Dunque, non va giudicato soltanto ciò che accade/è accaduto nel calcio, secondo Ciabattini: “Certo uno degli obiettivi intermedi era rendere la Saudi Pro League uno dei campionati top al mondo: e su questo c’è un flop incontrovertibile. Le presenze allo stadio sono addirittura calate rispetto alle stagioni precedenti all’arrivo di tutti quei campioni, i ricavi dei diritti televisivi sono bassissimi: d’altronde si è anche evidenziato come una partita non di cartello di Ligue 1 abbia avuto molti più spettatori di una delle migliori gare della Saudi Pro League. Non so dire se sia stata sbagliata la strategia o altro, ma l’obiettivo in questo senso è stato fallito clamorosamente: la passione non si compra insomma”. C’è un però, che Paolo Ciabattini spiega: “Come detto però quello di rendere la Saudi Pro League un campionato top era un obiettivo intermedio, quello finale invece passa per l’assegnazione dei Mondiali 2034 (al momento l’Arabia Saudita è unica candidata ad ospitarli, ndr). Non credo che nel frattempo vedremo grossi rilanci per la Spl: se non sono riusciti con Ronaldo, Benzema, Manè e gli altri difficilmente riusciranno con altri campioni”.

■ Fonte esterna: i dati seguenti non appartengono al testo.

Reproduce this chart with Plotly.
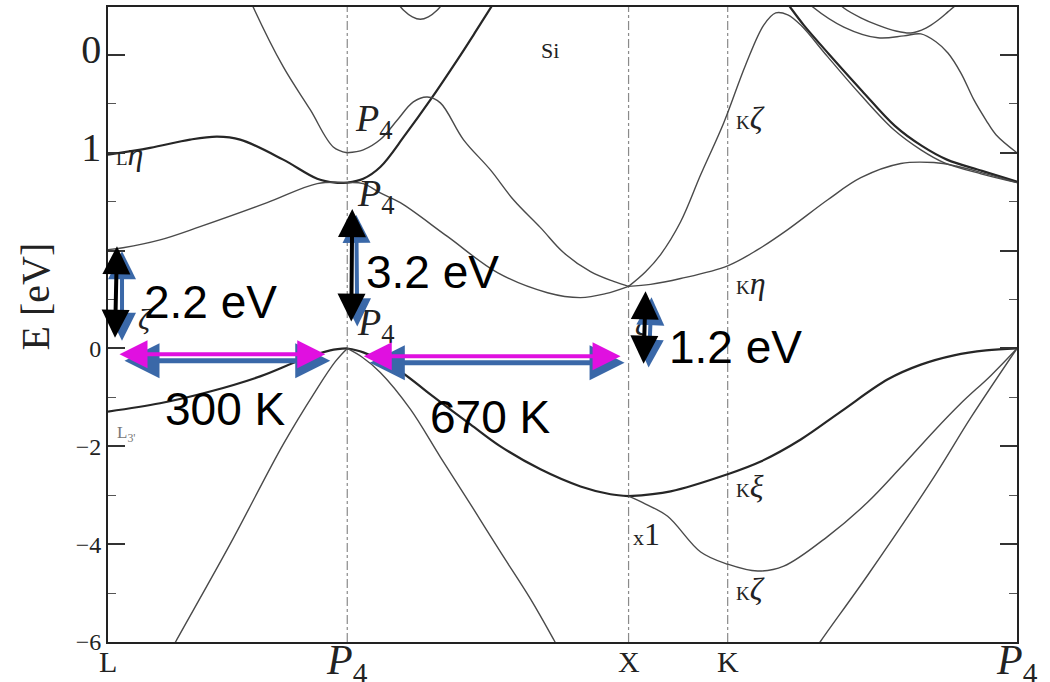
import plotly.graph_objects as go

# ---- high-symmetry points along the k-path (path length, arbitrary units) ----
kpt_pos = [0.0, 2.39, 5.20, 6.19, 9.08]
kpt_names = ["L", "P4", "X", "K", "P4"]

# ---- energy axis ticks ----
e_tickvals = [-6, -4, -2, 0, 2, 4, 6]
e_ticknames = ["−6", "−4", "−2", "0", "", "1", "0"]

# ---- valence bands ----
k_vb1_LP = [0.00, 0.52, 1.02, 1.52, 1.92, 2.22, 2.39]
e_vb1_LP = [-1.29, -1.12, -0.88, -0.57, -0.24, -0.04, 0.00]

k_vb2_LP = [0.57, 0.68, 1.22, 1.75, 2.07, 2.27, 2.39]
e_vb2_LP = [-6.39, -5.98, -4.00, -1.96, -0.88, -0.27, 0.00]

k_vb1_PX = [2.39, 2.55, 2.92, 3.22, 3.62, 3.92, 4.32, 4.72, 5.02, 5.20]
e_vb1_PX = [0.00, -0.08, -0.47, -0.94, -1.55, -2.00, -2.47, -2.82, -2.98, -3.02]

k_vb2_PX = [2.39, 2.54, 2.72, 3.02, 3.32, 3.62, 3.92, 4.22, 4.46, 4.57]
e_vb2_PX = [0.00, -0.18, -0.49, -1.24, -2.22, -3.18, -4.16, -5.12, -5.98, -6.39]

k_vb_xi = [5.20, 5.62, 6.19, 6.52, 6.92, 7.32, 7.79, 8.12, 8.45, 8.77, 9.08]
e_vb_xi = [-3.02, -2.92, -2.57, -2.31, -1.86, -1.29, -0.63, -0.33, -0.14, -0.04, 0.00]

k_vb_x1 = [5.20, 5.37, 5.59, 5.92, 6.19, 6.49, 6.75, 7.19, 7.59, 7.92, 8.25, 8.52, 8.82, 9.08]
e_vb_x1 = [-3.02, -3.18, -3.43, -4.16, -4.41, -4.55, -4.45, -3.84, -3.14, -2.43, -1.69, -1.12, -0.55, 0.00]

k_vb_right = [7.02, 7.12, 7.59, 8.25, 8.62, 9.08]
e_vb_right = [-6.29, -5.98, -4.63, -2.63, -1.41, 0.00]

# ---- conduction bands ----
k_c_eta = [0.00, 0.42, 0.82, 1.09, 1.32, 1.75, 2.09, 2.27, 2.39]
e_c_eta = [3.96, 4.10, 4.27, 4.33, 4.27, 3.86, 3.47, 3.39, 3.39]

k_c_xi = [0.00, 0.15, 0.52, 0.92, 1.59, 2.09, 2.39]
e_c_xi = [2.02, 2.06, 2.22, 2.49, 2.98, 3.37, 3.39]

k_c_rise = [2.39, 2.55, 2.72, 2.97, 3.22, 3.49, 3.67, 3.84]
e_c_rise = [3.39, 3.47, 3.71, 4.37, 5.08, 5.90, 6.47, 7.02]

k_c_fall = [2.39, 2.55, 2.72, 2.92, 3.39, 3.89, 4.39, 4.72, 4.97, 5.20]
e_c_fall = [3.39, 3.37, 3.18, 2.98, 2.29, 1.55, 1.14, 1.04, 1.12, 1.27]

k_c_bowl_L = [1.40, 1.45, 1.75, 2.02, 2.25, 2.39]
e_c_bowl_L = [7.22, 6.98, 5.76, 4.88, 4.12, 4.00]

k_c_bowl_R = [2.39, 2.55, 2.72, 2.89, 3.05, 3.19, 3.32, 3.55, 3.82, 4.05, 4.32, 4.55, 4.82, 5.05, 5.20]
e_c_bowl_R = [4.00, 4.06, 4.27, 4.67, 5.04, 5.14, 5.02, 4.27, 3.65, 3.04, 2.47, 1.96, 1.57, 1.37, 1.27]

k_c_cup = [2.87, 2.95, 3.04, 3.12, 3.20, 3.29, 3.37]
e_c_cup = [7.12, 6.92, 6.78, 6.73, 6.78, 6.92, 7.12]

k_c_zeta = [5.20, 5.37, 5.52, 5.72, 5.92, 6.15, 6.37, 6.55, 6.67, 6.79, 6.92, 7.19, 7.52, 7.85, 8.12, 8.35, 8.72, 9.08]
e_c_zeta = [1.27, 1.57, 1.92, 2.59, 3.55, 4.61, 5.80, 6.61, 6.86, 6.82, 6.61, 5.96, 5.18, 4.47, 4.06, 3.80, 3.57, 3.39]

k_c_pair = [6.75, 6.82, 6.95, 7.20, 7.53, 7.86, 8.13, 8.38, 8.73, 9.08]
e_c_pair = [7.16, 6.96, 6.61, 6.02, 5.27, 4.55, 4.14, 3.86, 3.63, 3.41]

k_c_eta_K = [5.20, 5.42, 5.72, 6.19, 6.49, 6.79, 7.19, 7.52, 7.92, 8.25, 8.47, 8.77, 9.08]
e_c_eta_K = [1.27, 1.31, 1.43, 1.69, 2.02, 2.43, 3.04, 3.49, 3.78, 3.80, 3.73, 3.57, 3.39]

k_c_topA = [6.97, 7.04, 7.35, 7.69, 7.95, 8.12, 8.27, 8.39, 8.52, 8.65, 8.77, 8.87, 9.08]
e_c_topA = [7.12, 6.98, 6.57, 6.35, 6.39, 6.43, 6.27, 6.04, 5.63, 5.08, 4.67, 4.37, 4.00]

k_c_topB = [7.27, 7.35, 7.52, 7.69, 7.87, 8.02, 8.17, 8.29, 8.39, 8.47, 8.52]
e_c_topB = [7.12, 6.96, 6.76, 6.61, 6.49, 6.45, 6.55, 6.71, 6.88, 7.02, 7.12]

# ---- gap / temperature annotations ----
gap_labels = ["2.2 eV", "3.2 eV", "1.2 eV"]
temp_labels = ["300 K", "670 K"]

HEAVY = dict(color="#262626", width=2.2)
LIGHT = dict(color="#4a4a4a", width=1.4)

bands = [
    (k_vb1_LP, e_vb1_LP, HEAVY), (k_vb2_LP, e_vb2_LP, LIGHT),
    (k_vb1_PX, e_vb1_PX, HEAVY), (k_vb2_PX, e_vb2_PX, LIGHT),
    (k_vb_xi, e_vb_xi, HEAVY), (k_vb_x1, e_vb_x1, LIGHT),
    (k_vb_right, e_vb_right, LIGHT),
    (k_c_eta, e_c_eta, HEAVY), (k_c_xi, e_c_xi, LIGHT),
    (k_c_rise, e_c_rise, HEAVY), (k_c_fall, e_c_fall, LIGHT),
    (k_c_bowl_L, e_c_bowl_L, LIGHT), (k_c_bowl_R, e_c_bowl_R, LIGHT),
    (k_c_cup, e_c_cup, LIGHT), (k_c_zeta, e_c_zeta, LIGHT),
    (k_c_pair, e_c_pair, HEAVY), (k_c_eta_K, e_c_eta_K, LIGHT),
    (k_c_topA, e_c_topA, LIGHT), (k_c_topB, e_c_topB, LIGHT),
]

SERIF = "Liberation Serif"
SANS = "Liberation Sans"

fig = go.Figure()

# dash-dot guides at the interior high-symmetry points
for kp in kpt_pos[1:4]:
    fig.add_shape(type="line", xref="x", yref="paper", x0=kp, x1=kp, y0=0, y1=1,
                  line=dict(color="#8a8a8a", width=1.2, dash="dashdot"), layer="below")

for kx, ey, ln in bands:
    fig.add_trace(go.Scatter(x=kx, y=ey, mode="lines", line=dict(shape="spline", smoothing=1.0, **ln),
                             hoverinfo="skip", showlegend=False))


def sized(t, s):
    return f'<span style="font-size:{s}px">{t}</span>'


y_ticktext = []
for v, t in zip(e_tickvals, e_ticknames):
    y_ticktext.append(sized(t, 40) if v > 2 else t)

fig.update_layout(
    width=1050, height=682,
    margin=dict(l=108, r=33, t=7, b=40),
    paper_bgcolor="white", plot_bgcolor="white",
    font=dict(family=SERIF, color="#222"),
    xaxis=dict(range=[0, 9.08], showticklabels=False, ticks="", automargin=False,
               showgrid=False, zeroline=False, showline=True, mirror=True,
               linecolor="#222", linewidth=2),
    yaxis=dict(range=[-6, 6.98], tickvals=e_tickvals, ticktext=y_ticktext, ticks="inside",
               ticklen=17, tickwidth=1.5, tickcolor="#333", showgrid=False, zeroline=False,
               showline=True, mirror="ticks", linecolor="#222", linewidth=2,
               ticklabelstandoff=0, automargin=False,
               minor=dict(ticks="inside", ticklen=8, dtick=1, tickwidth=1.2, tickcolor="#555"),
               tickfont=dict(family=SERIF, size=24, color="#222")),
)

annotations = []

# k-point labels under the axis
for kp, nm in zip(kpt_pos, kpt_names):
    if nm == "P4":
        label, size, yy = "<i>P</i><sub>4</sub>", 42, -0.033
    else:
        label, size, yy = nm, 30, -0.030
    annotations.append(dict(x=kp, y=yy, xref="x", yref="paper", text=label, showarrow=False,
                            xanchor="center", yanchor="middle",
                            font=dict(family=SERIF, size=size, color="#222")))


def txt(x, y, t, size, font=SERIF, xanchor="center", color="#222", **kw):
    annotations.append(dict(x=x, y=y, xref="x", yref="y", text=t, showarrow=False,
                            xanchor=xanchor, yanchor="middle",
                            font=dict(family=font, size=size, color=color), **kw))


# axis title
annotations.append(dict(x=-(108 - 10) / 909, y=(642 - 297) / 635, xref="paper", yref="paper",
                        text="E [eV]", showarrow=False, textangle=-90,
                        font=dict(family=SERIF, size=40, color="#222")))

# band-symmetry labels
txt(0.06, 3.98, sized("L", 19) + "<i>η</i>", 32, xanchor="left")
txt(-0.15, 2.0, "<i>ξ</i>", 32)
txt(0.37, 0.62, "<i>ζ</i>", 30)
txt(2.66, 4.66, "<i>P</i><sub>4</sub>", 38)
txt(2.68, 3.12, "<i>P</i><sub>4</sub>", 38)
txt(2.68, 0.48, "<i>P</i><sub>4</sub>", 38)
txt(4.42, 6.10, "Si", 22)
txt(6.25, 4.71, sized("K", 19) + "<i>ζ</i>", 32, xanchor="left")
txt(6.25, 1.33, sized("K", 19) + "<i>η</i>", 32, xanchor="left")
txt(6.25, -2.82, sized("K", 19) + "<i>ξ</i>", 32, xanchor="left")
txt(5.22, -3.80, sized("x", 22) + "1", 32, xanchor="left")
txt(6.25, -4.92, sized("K", 19) + "<i>ζ</i>", 32, xanchor="left")
txt(0.07, -1.74, "L<sub>3'</sub>", 17, xanchor="left", color="#777")
txt(5.33, 0.50, "<i>ζ</i>", 30)


def dbl_arrow(x0, y0, x1, y1, color, width):
    annotations.append(dict(x=x1, y=y1, ax=x0, ay=y0, xref="x", yref="y", axref="x", ayref="y",
                            text="", showarrow=True, arrowside="end+start",
                            arrowhead=2, startarrowhead=2, arrowsize=1.4, startarrowsize=1.4,
                            arrowwidth=width, arrowcolor=color, standoff=0, startstandoff=0))


BLUE = "#3a68a8"
MAGENTA = "#e010e0"

# vertical gap arrows (blue shadow behind black)
dbl_arrow(0.14, 2.02, 0.14, 0.16, BLUE, 4)
dbl_arrow(0.09, 2.12, 0.07, 0.22, "black", 4)
dbl_arrow(2.48, 2.76, 2.49, 0.45, BLUE, 4)
dbl_arrow(2.44, 2.88, 2.43, 0.55, "black", 4)
dbl_arrow(5.43, 1.08, 5.40, -0.39, BLUE, 4)
dbl_arrow(5.37, 1.20, 5.35, -0.31, "black", 4)
# horizontal arrows
dbl_arrow(0.15, -0.25, 2.22, -0.25, BLUE, 5)
dbl_arrow(0.10, -0.12, 2.17, -0.12, MAGENTA, 4)
dbl_arrow(2.60, -0.29, 5.16, -0.29, BLUE, 5)
dbl_arrow(2.54, -0.16, 5.12, -0.16, MAGENTA, 4)

# gap and temperature texts
txt(1.02, 0.96, gap_labels[0], 46, font=SANS, color="black")
txt(3.24, 1.57, gap_labels[1], 46, font=SANS, color="black")
txt(6.27, 0.02, gap_labels[2], 46, font=SANS, color="black")
txt(1.17, -1.24, temp_labels[0], 46, font=SANS, color="black")
txt(3.82, -1.41, temp_labels[1], 46, font=SANS, color="black")

fig.update_layout(annotations=annotations)

fig.write_html("out.html")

Punto di vista diverso ma non troppo per Dario Canovi, tra i più importanti procuratori sportivi in Italia: “L’Arabia Saudita nella scorsa stagione più che un’operazione sportiva ha messo in campo un’azione per modificare la sua immagine nel mondo”. Canovi poi individua uno spartiacque preciso tra il prima e il dopo: “Il 7 ottobre 2023 (con l’attacco di Hamas a Israele, ndr) ha cambiato tutto, con ricadute anche per la Saudi Pro League. A me arrivano richieste oggi non tanto dall’Arabia Saudita, quanto dall’Iran, e in particolare mi chiedono allenatori, che però non vogliono andarci”. Anche secondo Canovi, poi, è difficile immaginare evoluzioni o colpi di scena: “Qualche acquisto ovviamente lo faranno e per quel che riguarda gli ingaggi chi è già andato lì può restare, anche perché non credo che manchino soldi laddove invece cominciano a mancare persino in Inghilterra, ma non credo che investiranno nel calcio le stesse somme investite finora”. E quest’ultima, per molti, non è una buona notizia.